Raven is now set to ship by the end of the year, and is likely to run only on the Windows NT platform, said Tony Cocks, UK marketing manager of knowledge management for Lotus. "The next versions after that, which will be months rather than years, are AIX Unix, Linux and Solaris," he said.
Lotus claims Raven will enable the sharing of knowledge and expertise within businesses by affinity matching relevant areas of specialisms with documents, people and applications.
"The deployment pattern initially will be our key Notes and Domino customers who have lots of databases, and want to be able to bring some kind of central content catalogue to that," said Cocks.
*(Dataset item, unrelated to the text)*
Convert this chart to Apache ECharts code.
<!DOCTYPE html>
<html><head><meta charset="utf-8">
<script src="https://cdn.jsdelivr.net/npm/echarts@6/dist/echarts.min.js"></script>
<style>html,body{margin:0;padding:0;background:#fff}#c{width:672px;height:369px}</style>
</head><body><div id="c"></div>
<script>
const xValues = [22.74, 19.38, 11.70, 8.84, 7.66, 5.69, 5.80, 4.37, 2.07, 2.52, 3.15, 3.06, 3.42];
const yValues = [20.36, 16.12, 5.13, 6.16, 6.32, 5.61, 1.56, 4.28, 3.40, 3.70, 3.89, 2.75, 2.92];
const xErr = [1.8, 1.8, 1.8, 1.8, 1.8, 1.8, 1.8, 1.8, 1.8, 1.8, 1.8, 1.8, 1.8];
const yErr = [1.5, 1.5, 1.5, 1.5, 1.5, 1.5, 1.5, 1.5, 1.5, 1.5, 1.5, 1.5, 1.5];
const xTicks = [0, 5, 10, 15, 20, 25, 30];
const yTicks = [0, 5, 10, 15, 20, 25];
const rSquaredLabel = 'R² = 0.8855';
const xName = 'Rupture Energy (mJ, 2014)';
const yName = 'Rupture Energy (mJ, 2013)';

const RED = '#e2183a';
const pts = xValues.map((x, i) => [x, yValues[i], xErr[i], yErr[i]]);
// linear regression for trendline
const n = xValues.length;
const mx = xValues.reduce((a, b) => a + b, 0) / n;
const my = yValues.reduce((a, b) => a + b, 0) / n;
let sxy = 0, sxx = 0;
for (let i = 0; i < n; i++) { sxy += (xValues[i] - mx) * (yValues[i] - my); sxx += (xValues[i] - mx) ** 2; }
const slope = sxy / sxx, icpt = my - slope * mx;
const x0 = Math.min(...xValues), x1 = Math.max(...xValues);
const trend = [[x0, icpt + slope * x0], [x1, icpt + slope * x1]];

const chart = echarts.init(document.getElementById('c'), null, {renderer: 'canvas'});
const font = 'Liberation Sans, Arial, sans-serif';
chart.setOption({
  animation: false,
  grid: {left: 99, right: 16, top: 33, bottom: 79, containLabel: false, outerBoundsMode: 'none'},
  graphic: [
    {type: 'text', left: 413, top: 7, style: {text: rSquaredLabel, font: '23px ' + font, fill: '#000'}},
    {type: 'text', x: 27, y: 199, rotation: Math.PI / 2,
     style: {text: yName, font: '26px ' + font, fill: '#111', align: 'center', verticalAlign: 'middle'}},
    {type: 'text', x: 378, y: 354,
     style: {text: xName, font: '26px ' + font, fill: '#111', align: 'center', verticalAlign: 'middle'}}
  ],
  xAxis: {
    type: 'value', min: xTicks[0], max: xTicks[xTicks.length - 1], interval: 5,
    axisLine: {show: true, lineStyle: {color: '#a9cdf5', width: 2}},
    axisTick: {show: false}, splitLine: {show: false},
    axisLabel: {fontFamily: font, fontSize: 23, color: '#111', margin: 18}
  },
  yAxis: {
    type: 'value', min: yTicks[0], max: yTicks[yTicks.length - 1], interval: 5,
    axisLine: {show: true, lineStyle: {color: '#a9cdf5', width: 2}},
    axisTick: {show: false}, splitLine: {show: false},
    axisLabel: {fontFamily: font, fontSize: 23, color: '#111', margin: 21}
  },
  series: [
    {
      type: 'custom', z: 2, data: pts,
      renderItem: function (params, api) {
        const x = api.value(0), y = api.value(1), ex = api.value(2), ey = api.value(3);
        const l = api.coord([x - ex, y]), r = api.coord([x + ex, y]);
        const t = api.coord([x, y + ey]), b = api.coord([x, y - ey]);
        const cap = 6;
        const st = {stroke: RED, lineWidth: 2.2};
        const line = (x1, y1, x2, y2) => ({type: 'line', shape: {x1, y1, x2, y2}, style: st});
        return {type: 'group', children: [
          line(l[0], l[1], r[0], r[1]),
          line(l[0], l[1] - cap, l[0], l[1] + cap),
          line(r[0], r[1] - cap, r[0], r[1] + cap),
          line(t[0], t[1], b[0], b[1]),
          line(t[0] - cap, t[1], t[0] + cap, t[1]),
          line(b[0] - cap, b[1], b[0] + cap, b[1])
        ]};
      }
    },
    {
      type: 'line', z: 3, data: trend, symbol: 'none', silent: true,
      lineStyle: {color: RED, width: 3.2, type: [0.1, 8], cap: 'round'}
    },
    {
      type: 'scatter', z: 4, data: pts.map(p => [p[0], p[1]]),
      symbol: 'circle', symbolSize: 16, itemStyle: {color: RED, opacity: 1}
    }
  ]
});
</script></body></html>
Early indications from Lotus suggest the product will not be shipped with the Raven name because of branding problems using the name worldwide, and is likely to cost around $100 per seat.
Analysts said the Windows NT only rollout made sense as a large proportion of the Lotus-shop market runs on it.
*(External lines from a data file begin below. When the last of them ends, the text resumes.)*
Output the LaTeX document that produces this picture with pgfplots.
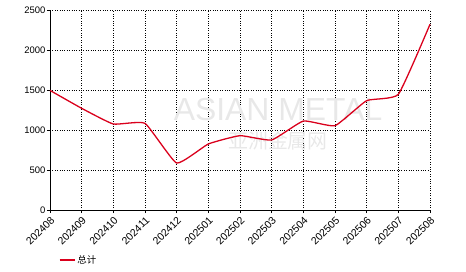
\documentclass[border=0pt]{standalone}
\usepackage{pgfplots}
\pgfplotsset{compat=1.18}
\usepackage{fontspec}
\setmainfont{Liberation Sans}
\newfontfamily\cjk{Noto Sans CJK SC}
\definecolor{lred}{RGB}{218,0,28}
\definecolor{wm}{RGB}{232,232,232}
\begin{document}
\begin{tikzpicture}
\useasboundingbox (-50bp,-62bp) rectangle (416bp,210bp);
\begin{axis}[
  at={(0,0)}, anchor=south west,
  scale only axis, width=380bp, height=200bp,
  xmin=0, xmax=12, ymin=0, ymax=2500,
  xtick={0,...,12},
  xticklabels={202408,202409,202410,202411,202412,202501,202502,202503,202504,202505,202506,202507,202508},
  ytick={0,500,1000,1500,2000,2500},
  grid=major,
  grid style={black, dotted, line width=0.6pt},
  axis x line*=bottom, axis y line*=left,
  axis line style={black, line width=0.8pt, -},
  tick align=outside, major tick length=3bp,
  tick style={black, line width=0.8pt},
  yticklabel style={font=\fontsize{9.5}{10}\selectfont, inner sep=1.5pt},
  /pgf/number format/assume math mode=true,
  /pgf/number format/1000 sep={},
  xticklabel style={font=\fontsize{10.5}{12}\selectfont, rotate=45, anchor=north east, inner sep=2pt},
  legend style={at={(0.015,-0.25)}, anchor=west, draw=none, fill=none, font=\fontsize{9.5}{10}\selectfont\cjk},
  legend image post style={line width=1.6pt},
  legend image code/.code={\draw[#1] (0bp,0bp) -- (15bp,0bp);},
  legend cell align=left,
  clip=false,
]
\node[font=\fontsize{32}{32}\selectfont, text=wm] at (axis cs:7.2,1250) {ASIAN METAL};
\node[font=\fontsize{20}{20}\selectfont\cjk, text=wm] at (axis cs:7.2,870) {亚洲金属网};
\addplot[lred, line width=1.3pt, smooth, tension=0.25] coordinates {
(0,1495) (1,1271) (2,1075) (3,1083) (4,587) (5,825) (6,929) (7,875) (8,1112) (9,1054) (10,1367) (11,1446) (12,2321)};
\addlegendentry{总计}
\end{axis}
\end{tikzpicture}
\end{document}
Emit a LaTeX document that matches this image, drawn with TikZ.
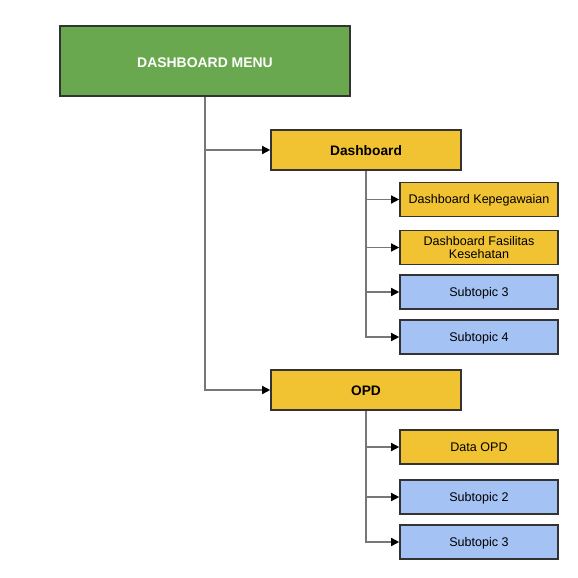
\documentclass[tikz,border=0pt]{standalone}
\usepackage{fontspec}
\setmainfont{Liberation Sans}
\usetikzlibrary{arrows.meta}
\definecolor{mgreen}{HTML}{6AA84F}
\definecolor{myellow}{HTML}{F1C232}
\definecolor{mblue}{HTML}{A4C2F4}
\definecolor{mborder}{HTML}{333333}
\definecolor{mline}{HTML}{777777}
\tikzset{
  box/.style={draw=mborder, line width=1.6bp, inner sep=0pt, align=center},
  mainbox/.style={box, fill=mgreen, text=white, font=\fontsize{14}{16}\selectfont\bfseries, minimum width=290bp, minimum height=70bp, text height=13.6bp, text depth=1bp},
  parbox/.style={box, fill=myellow, font=\fontsize{13.8}{16}\selectfont\bfseries, minimum width=190bp, minimum height=40bp, text height=12.5bp, text depth=1.1bp},
  childbase/.style={box, font=\fontsize{12.6}{13.4}\selectfont, minimum width=158bp, minimum height=34bp},
  childy/.style={childbase, fill=myellow, text height=10bp, text depth=1.5bp},
  childb/.style={childbase, fill=mblue, text height=10bp, text depth=1.5bp},
  childtwo/.style={childbase, fill=myellow},
  conn/.style={draw=mline, line width=1.4bp, -{Triangle[length=8bp,width=8bp,fill=black,color=black]}},
}
\begin{document}
\begin{tikzpicture}[x=1bp,y=-1bp]
\useasboundingbox[fill=white] (0,0) rectangle (578,578);
\node[mainbox] (main) at (205,61) {DASHBOARD MENU};
\node[parbox] (dash) at (366,150) {Dashboard};
\node[childy] (kep) at (479,199.5) {Dashboard Kepegawaian};
\node[childtwo] (fas) at (479,247.5) {Dashboard Fasilitas\\Kesehatan};
\node[childb] (s3a) at (479,292) {Subtopic 3};
\node[childb] (s4) at (479,337) {Subtopic 4};
\node[parbox] (opd) at (366,390) {OPD};
\node[childy] (dopd) at (479,447) {Data OPD};
\node[childb] (s2) at (479,497) {Subtopic 2};
\node[childb] (s3b) at (479,542) {Subtopic 3};
\draw[conn] (main.south) |- (dash.west);
\draw[conn] (main.south) |- (opd.west);
\draw[conn] (dash.south) |- (kep.west);
\draw[conn] (dash.south) |- (fas.west);
\draw[conn] (dash.south) |- (s3a.west);
\draw[conn] (dash.south) |- (s4.west);
\draw[conn] (opd.south) |- (dopd.west);
\draw[conn] (opd.south) |- (s2.west);
\draw[conn] (opd.south) |- (s3b.west);
\end{tikzpicture}
\end{document}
"It will be taken up in quite a big way by people who already use Domino for knowledge management projects," said Philip Carnelley, manager of applications research at analyst Ovum.
There are alternatives out there for users, but it depends on specific business needs as they vary in functionality, said analyst Gartner.
"The OpenText approach provides some basic content management capabilities, expertise location and capture, and some collaboration capability. There is also the Plumtree and eRoom alliance. Those are options to look at," said French Caldwell, research director of knowledge management at Gartner.